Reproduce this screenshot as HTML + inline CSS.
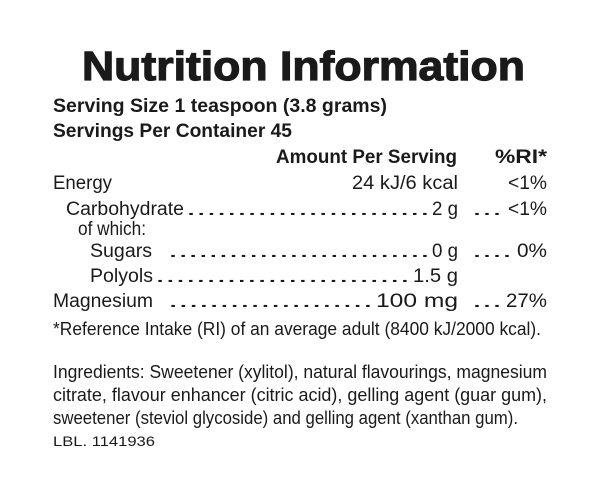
<!DOCTYPE html>
<html><head><style>body{margin:0;background:#fff}svg{display:block}</style></head><body>
<svg width="600" height="498" xmlns="http://www.w3.org/2000/svg" font-family="Liberation Sans, sans-serif" fill="#1a1a1a">
<rect width="600" height="498" fill="#fff"/>
<text x="82" y="80" font-size="41" font-weight="bold" textLength="443" lengthAdjust="spacingAndGlyphs" stroke="#1a1a1a" stroke-width="1.2">Nutrition Information</text>
<g font-weight="bold" font-size="19">
<text x="53" y="112" textLength="334" lengthAdjust="spacingAndGlyphs">Serving Size 1 teaspoon (3.8 grams)</text>
<text x="53" y="137" textLength="239" lengthAdjust="spacingAndGlyphs">Servings Per Container 45</text>
<text x="276" y="163" textLength="181" lengthAdjust="spacingAndGlyphs">Amount Per Serving</text>
<text x="495" y="163" textLength="52" lengthAdjust="spacingAndGlyphs">%RI*</text>
</g>
<g font-size="19">
<text x="53" y="189" textLength="59" lengthAdjust="spacingAndGlyphs">Energy</text>
<text x="352" y="189" textLength="106" lengthAdjust="spacingAndGlyphs">24 kJ/6 kcal</text>
<text x="508" y="189" textLength="39" lengthAdjust="spacingAndGlyphs">&lt;1%</text>
<text x="66" y="215" textLength="118" lengthAdjust="spacingAndGlyphs">Carbohydrate</text>
<text x="186" y="215" textLength="244" lengthAdjust="spacingAndGlyphs">........................</text>
<text x="432" y="215" textLength="26" lengthAdjust="spacingAndGlyphs">2 g</text>
<text x="472" y="215" textLength="30" lengthAdjust="spacingAndGlyphs">...</text>
<text x="508" y="215" textLength="39" lengthAdjust="spacingAndGlyphs">&lt;1%</text>
<text x="78" y="235" textLength="68" lengthAdjust="spacingAndGlyphs">of which:</text>
<text x="90" y="257" textLength="62" lengthAdjust="spacingAndGlyphs">Sugars</text>
<text x="168" y="257" textLength="262" lengthAdjust="spacingAndGlyphs">..........................</text>
<text x="432" y="257" textLength="26" lengthAdjust="spacingAndGlyphs">0 g</text>
<text x="472" y="257" textLength="40" lengthAdjust="spacingAndGlyphs">....</text>
<text x="517" y="257" textLength="30" lengthAdjust="spacingAndGlyphs">0%</text>
<text x="90" y="282" textLength="63" lengthAdjust="spacingAndGlyphs">Polyols</text>
<text x="155" y="282" textLength="255" lengthAdjust="spacingAndGlyphs">.........................</text>
<text x="413" y="282" textLength="45" lengthAdjust="spacingAndGlyphs">1.5 g</text>
<text x="53" y="307" textLength="100" lengthAdjust="spacingAndGlyphs">Magnesium</text>
<text x="168" y="307" textLength="205" lengthAdjust="spacingAndGlyphs">....................</text>
<text x="376" y="307" textLength="82" lengthAdjust="spacingAndGlyphs">100 mg</text>
<text x="472" y="307" textLength="30" lengthAdjust="spacingAndGlyphs">...</text>
<text x="506" y="307" textLength="41" lengthAdjust="spacingAndGlyphs">27%</text>
</g>
<g font-size="18">
<text x="53" y="335" textLength="488" lengthAdjust="spacingAndGlyphs">*Reference Intake (RI) of an average adult (8400 kJ/2000 kcal).</text>
<text x="53" y="378" textLength="494" lengthAdjust="spacingAndGlyphs">Ingredients: Sweetener (xylitol), natural flavourings, magnesium</text>
<text x="53" y="401" textLength="494" lengthAdjust="spacingAndGlyphs">citrate, flavour enhancer (citric acid), gelling agent (guar gum),</text>
<text x="53" y="424" textLength="465" lengthAdjust="spacingAndGlyphs">sweetener (steviol glycoside) and gelling agent (xanthan gum).</text>
</g>
<text x="53" y="446" font-size="14" textLength="102" lengthAdjust="spacingAndGlyphs">LBL. 1141936</text>
</svg>
</body></html>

---+---

→ Task:
Go through the listing above and quote it exactly, apart from its images.

→ Written solution:
Reproduce this screenshot as HTML + inline CSS.
<!DOCTYPE html>
<html><head><style>body{margin:0;background:#fff}svg{display:block}</style></head><body>
<svg width="600" height="498" xmlns="http://www.w3.org/2000/svg" font-family="Liberation Sans, sans-serif" fill="#1a1a1a">
<rect width="600" height="498" fill="#fff"/>
<text x="82" y="80" font-size="41" font-weight="bold" textLength="443" lengthAdjust="spacingAndGlyphs" stroke="#1a1a1a" stroke-width="1.2">Nutrition Information</text>
<g font-weight="bold" font-size="19">
<text x="53" y="112" textLength="334" lengthAdjust="spacingAndGlyphs">Serving Size 1 teaspoon (3.8 grams)</text>
<text x="53" y="137" textLength="239" lengthAdjust="spacingAndGlyphs">Servings Per Container 45</text>
<text x="276" y="163" textLength="181" lengthAdjust="spacingAndGlyphs">Amount Per Serving</text>
<text x="495" y="163" textLength="52" lengthAdjust="spacingAndGlyphs">%RI*</text>
</g>
<g font-size="19">
<text x="53" y="189" textLength="59" lengthAdjust="spacingAndGlyphs">Energy</text>
<text x="352" y="189" textLength="106" lengthAdjust="spacingAndGlyphs">24 kJ/6 kcal</text>
<text x="508" y="189" textLength="39" lengthAdjust="spacingAndGlyphs">&lt;1%</text>
<text x="66" y="215" textLength="118" lengthAdjust="spacingAndGlyphs">Carbohydrate</text>
<text x="186" y="215" textLength="244" lengthAdjust="spacingAndGlyphs">........................</text>
<text x="432" y="215" textLength="26" lengthAdjust="spacingAndGlyphs">2 g</text>
<text x="472" y="215" textLength="30" lengthAdjust="spacingAndGlyphs">...</text>
<text x="508" y="215" textLength="39" lengthAdjust="spacingAndGlyphs">&lt;1%</text>
<text x="78" y="235" textLength="68" lengthAdjust="spacingAndGlyphs">of which:</text>
<text x="90" y="257" textLength="62" lengthAdjust="spacingAndGlyphs">Sugars</text>
<text x="168" y="257" textLength="262" lengthAdjust="spacingAndGlyphs">..........................</text>
<text x="432" y="257" textLength="26" lengthAdjust="spacingAndGlyphs">0 g</text>
<text x="472" y="257" textLength="40" lengthAdjust="spacingAndGlyphs">....</text>
<text x="517" y="257" textLength="30" lengthAdjust="spacingAndGlyphs">0%</text>
<text x="90" y="282" textLength="63" lengthAdjust="spacingAndGlyphs">Polyols</text>
<text x="155" y="282" textLength="255" lengthAdjust="spacingAndGlyphs">.........................</text>
<text x="413" y="282" textLength="45" lengthAdjust="spacingAndGlyphs">1.5 g</text>
<text x="53" y="307" textLength="100" lengthAdjust="spacingAndGlyphs">Magnesium</text>
<text x="168" y="307" textLength="205" lengthAdjust="spacingAndGlyphs">....................</text>
<text x="376" y="307" textLength="82" lengthAdjust="spacingAndGlyphs">100 mg</text>
<text x="472" y="307" textLength="30" lengthAdjust="spacingAndGlyphs">...</text>
<text x="506" y="307" textLength="41" lengthAdjust="spacingAndGlyphs">27%</text>
</g>
<g font-size="18">
<text x="53" y="335" textLength="488" lengthAdjust="spacingAndGlyphs">*Reference Intake (RI) of an average adult (8400 kJ/2000 kcal).</text>
<text x="53" y="378" textLength="494" lengthAdjust="spacingAndGlyphs">Ingredients: Sweetener (xylitol), natural flavourings, magnesium</text>
<text x="53" y="401" textLength="494" lengthAdjust="spacingAndGlyphs">citrate, flavour enhancer (citric acid), gelling agent (guar gum),</text>
<text x="53" y="424" textLength="465" lengthAdjust="spacingAndGlyphs">sweetener (steviol glycoside) and gelling agent (xanthan gum).</text>
</g>
<text x="53" y="446" font-size="14" textLength="102" lengthAdjust="spacingAndGlyphs">LBL. 1141936</text>
</svg>
</body></html>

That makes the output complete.